Last I heard, the SSC P4 led was based on a Cree die.
It looks like SSC is advancing in other directions on thier own now. 
It might be silly now for Cree to help them too much further imho.

Too bad nobody has a 4die, single package emitter like the Luxeon5 does, but at over 100 lumens per watt.
That's what I'm waiting for.


----------



## McGizmo (Oct 7, 2007)

With Cree providing the EZ1000 chips to other manufacturers it does make strange bedfellows considering Cree's XR-E package which in turn competes with these other manufacturer's packaged products.

Since Cree was providing chips first and not in the final package business their history and customer base for the chips is older and likely well established. I have no idea if there are departments within Cree like the raw chip division VS complete package solutions where there would be presumed infighting or not.

It has never been established to my knowledge if Seoul or Cree have clearly done a better job in getting the EZ1000 chip to perform. By factory specs, Seoul seemed to be ahead.

At this point in the game who knows if Seoul is getting the premium or high flux chips from Cree or not. :shrug: We also don't have a feel or insight into just what the yield of the dice that go into the Q rank XR-E's might me. Is it possible that Seoul is also getting some of these dice but not in numbers that they make them available to the market at large? Could Seoul have some premium contracts where all of their cream is going, unannounced?

So much potential for speculation!!! :green:

Recently there was a press release about one of the premium flashlight manufacturers going heavy with Seoul. Could this be based in part with an understanding or agreement on getting premium yield? :shrug:

I would guess that the behind the scenes goings on at both Cree and Seoul are behind the scenes and not likely to get public exposure without some marketing control and possibly even spin.

I have seen indication that Cree looks to bottom line at the expense of keeping square with previous agreements; at least at the small end of the spectrum. There have been some marketing games and press releases where IMHO, high end product has been released and touted but not on the high road.
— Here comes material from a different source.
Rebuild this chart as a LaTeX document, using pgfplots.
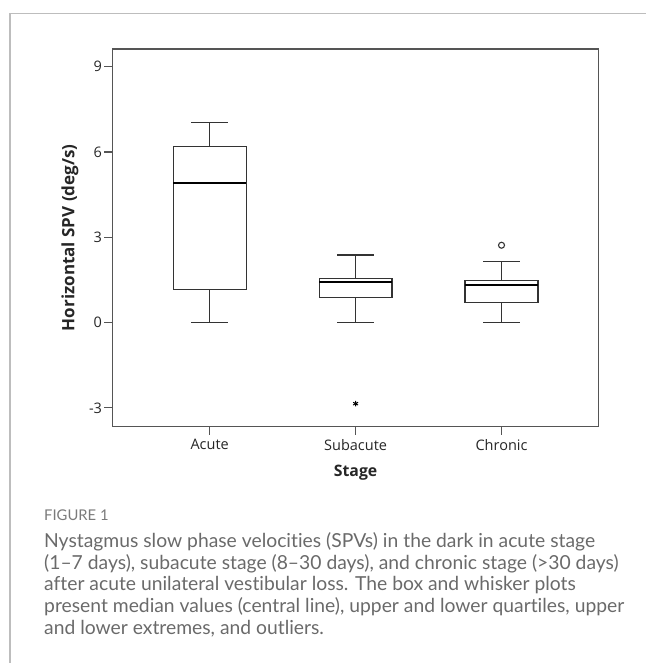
\documentclass[border=0pt]{standalone}
\usepackage{fontspec}
\setmainfont{Open Sans}
\newfontfamily\capfont{Lato}[Ligatures=NoCommon]
\usepackage{pgfplots}
\pgfplotsset{compat=1.18}
\usepgfplotslibrary{statistics}
\definecolor{axgray}{HTML}{555555}
\definecolor{boxgray}{HTML}{333333}
\definecolor{capgray}{HTML}{6A6A6A}
\definecolor{figgray}{HTML}{7A7A7A}
\definecolor{framegray}{HTML}{BDBDBD}
\begin{document}
\begin{tikzpicture}[x=1pt,y=1pt]
\path[use as bounding box] (0,0) rectangle (646,-663);
\draw[framegray, line width=1.2pt] (10,-663) -- (10,-13.6) -- (646,-13.6);
\begin{axis}[
  at={(112.5pt,-49pt)}, anchor=north west,
  scale only axis, width=486.2pt, height=377.7pt,
  xmin=0.334, xmax=3.666, ymin=-3.66, ymax=9.62,
  xtick={1,2,3}, xticklabels={Acute,Subacute,Chronic},
  ytick={-3,0,3,6,9}, yticklabels={-3,0,3,6,9},
  axis line style={axgray, line width=1.3pt},
  tick style={axgray, line width=1.1pt},
  tick align=outside, major tick length=8pt,
  tick pos=left,
  ticklabel style={font=\fontsize{14.5}{16}\selectfont, text=black!85},
  xticklabel style={yshift=-1pt},
  yticklabel style={xshift=1pt},
  xlabel={\bfseries Stage},
  ylabel={\bfseries Horizontal SPV (deg/s)},
  label style={text=black!85},
  xlabel style={font=\fontsize{15.8}{17}\selectfont, at={(axis description cs:0.5,-0.1215)}, anchor=center},
  ylabel style={font=\fontsize{17}{18}\selectfont, at={(axis description cs:-0.0874,0.5)}, anchor=center},
  boxplot/draw direction=y,
  boxplot/every median/.style={line width=2.2pt, draw=black},
  clip=false,
]
\addplot[boxplot prepared={draw position=1, lower whisker=0, lower quartile=1.15,
  median=4.90, upper quartile=6.18, upper whisker=7.04, box extend=0.5, whisker extend=0.25},
  draw=boxgray, line width=1.2pt, fill=white] coordinates {};
\addplot[boxplot prepared={draw position=2, lower whisker=0, lower quartile=0.88,
  median=1.42, upper quartile=1.56, upper whisker=2.38, box extend=0.5, whisker extend=0.25},
  draw=boxgray, line width=1.2pt, fill=white] coordinates {};
\addplot[boxplot prepared={draw position=3, lower whisker=0, lower quartile=0.70,
  median=1.31, upper quartile=1.48, upper whisker=2.16, box extend=0.5, whisker extend=0.25},
  draw=boxgray, line width=1.2pt, fill=white] coordinates {};
\addplot[only marks, mark=asterisk, mark size=2.8pt, mark options={line width=1pt, draw=black}] coordinates {(2,-2.85)};
\addplot[only marks, mark=o, mark size=3pt, mark options={line width=1.1pt, draw=boxgray}] coordinates {(3,2.72)};
\end{axis}
\begin{scope}[every node/.style={anchor=base west, inner sep=0pt, text=capgray}]
\node[font=\capfont\fontsize{14.8}{16}\selectfont, text=figgray] at (44,-520.5) {FIGURE 1};
\node[font=\capfont\fontsize{19.3}{21}\selectfont] at (44,-547) {Nystagmus slow phase velocities (SPVs) in the dark in acute stage};
\node[font=\capfont\fontsize{19.3}{21}\selectfont] at (44,-569) {(1–7 days), subacute stage (8–30 days), and chronic stage (>30 days)};
\node[font=\capfont\fontsize{19.3}{21}\selectfont] at (44,-590.5) {after acute unilateral vestibular loss. The box and whisker plots};
\node[font=\capfont\fontsize{19.3}{21}\selectfont] at (44,-612.5) {present median values (central line), upper and lower quartiles, upper};
\node[font=\capfont\fontsize{19.3}{21}\selectfont] at (44,-634) {and lower extremes, and outliers.};
\end{scope}
\end{tikzpicture}
\end{document}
In this comment, I include Cree and Lumileds but this is an impression from outside and I understand that business is business and not necessarily friendly in nature. :thinking:

In high stakes poker, the players are not inclined to share their hand with the audience unless it fits in with their game plan I would guess.


----------



## mudman cj (Oct 7, 2007)

Hmmmm, ViReN seems to know something... oo::huh::huh::huh:


----------



## McGizmo (Oct 7, 2007)




----------



## KingGlamis (Oct 7, 2007)

LEDcandle said:


> Seoul may be busy developing their "420 lumen" emitter :-
> http://biz.yahoo.com/iw/070919/0304121.html?printer=1
> 
> Although it doesn't look like it's flashlight friendly, anything is possible. If that works out, forget the V-bin.. :laughing:


 
All I can say is WOW! I'm surprised this news isn't all over CPF. It says available in the fourth quarter of 2007, which is pretty much anytime now. And the article does say they could be used in torches. :twothumbs


----------



## easilyled (Oct 7, 2007)

LEDcandle said:


> Seoul may be busy developing their "420 lumen" emitter :-
> http://biz.yahoo.com/iw/070919/0304121.html?printer=1
> 
> Although it doesn't look like it's flashlight friendly, anything is possible. If that works out, forget the V-bin.. :laughing:



This has been commented on a few times already. 
Not as good as it looks since the article also states that the power
outlay to achieve this is 8W. 50lumens per watts is not as efficient
as Seoul's existing U-bin !!!

Going back to the original poster's question, in my experience the
SSC-P4-U-bin leds have been brighter than all the XRE-Crees until
they started to get to Q4 or Q5, so I'd say its more a case of
Cree catching up with Seoul rather than the other way round.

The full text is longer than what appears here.